And lo, the legends relate that in the Year of the Canine, the Big Dawg sendeth monsoon rains upon the foul and blackened lands of Carolina. And for Forty Minutes and Forty Commercials He smiteth the Carolinians with the plague of water, like unto a punishment. For great was the bragging forth which emitteth from the Hen Den, and loud was their clucking, and Holtz the Homely, Chickenly Chieftain, is not his cap of coachification three sizes two large? For that alone, the Big Dawg throweth in an extra five commercials.
Then the Big Dawg sendeth forth the Death angel, yea, even Pollack the Pulverizer, who ascendeth into the heavens, whereby he seizeth the fried chicken wing of Jenkins the Jinxed One, layeth claim to the spheroid therein, and redeemeth it in the Zone of Endimentation, and seven were the points awarded in blessing. Whereby the Chuckleheaded Chicken People giveth the spheroid to he who is called Pinnock the Perilous, for clumsy was his grip, and the ball poppeth out, and the People of the Dawg layeth claim yet again, and the rains vanished, for the Big Dawg was pleased. And after that day cometh many beatdowns administered upon the reeking hordes of the SEC.
But what sound, weaselish and wimpified, cometh forth from the Columbian waste? It is the sound of unmanly whining. For the Chicken People accepteth NOT their status as eternal, sub-dawgly bond-slaves to the Lordly People of the Dawg. And great is their grumbling, and cockly is their complaining, and womanly is their weeping as they poundeth their chickenly breast and cryeth out, “IF!” For if Pollock the Pulverizer ascendeth NOT, what then? And if Pinnock the Putty-Fingered fumbleth NOT, what then?
And the prophet sayeth, “Behold, SHUTTETH UP already. For did Tyson the Tentative not also fumbleth forth? Did Terence the Terrific not also droppeth forth the catch in the First Year of Richt the Righteous? The alleged brain of the Chuckleheaded Chicken People, is it not SELECTIVE in its whiny reasoning?
For behold, the day of thy beatdown approacheth. The People of the Dawg grow weary of thy wimply-wussish weaseliferous whinifications. The prophet playeth his violin whilst thou clucketh on and on about “RESPECT, cluck cluck cluck, RESPECT, AWWWWK buck buck buck. We haveth a RIGHT to chicken done right!”

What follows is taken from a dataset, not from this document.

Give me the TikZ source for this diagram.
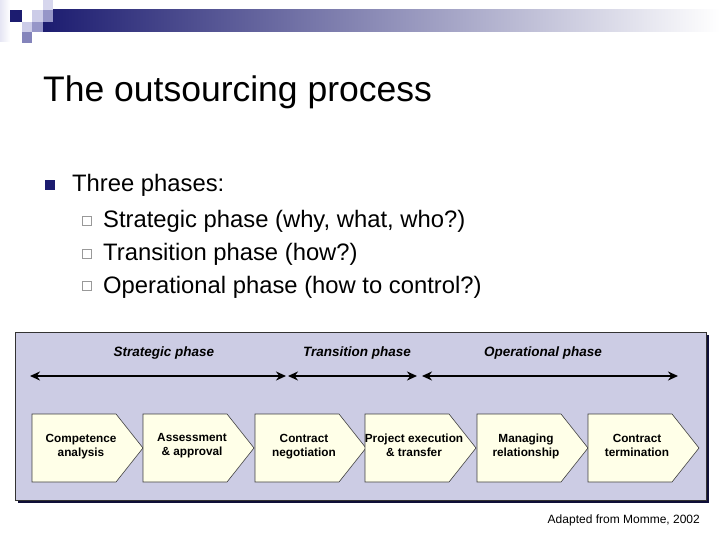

And the Big Dawg asketh thee, when the Reeking Hordes of 5-7 appealeth to the 13-1 RIGHTFUL RICHTLY REIGNING REGIMENTS to respecteth forth THEM, what is up with THAT, Dudely Ones? Eh? Respecteth forth THIS: Pollack the Pulverizer, who pursueth Pinkins Son of Jenkins; Geathers the Ghastly, who pummeleth forth Dacchus the Decelerator; and the Greene Machine, even the Dawgly Attack, which catcheth up this year on the touchdowns of which thou hast helpfully reminded us, and payeth interest besides. Merciless shall be the howling minions of the Sanfordites. Great shall be the celebration.
And a new sound shall arise forth from the Columbian waste, whining, “You ran up the score!” And Lou the Motivator, he who motivateth Elks Clubs with many nuggets of self-helpish wisdom, yea, even chicken nuggets, shall proclaim, “I wasn’t sandbagging. We really DO suck!” Amen.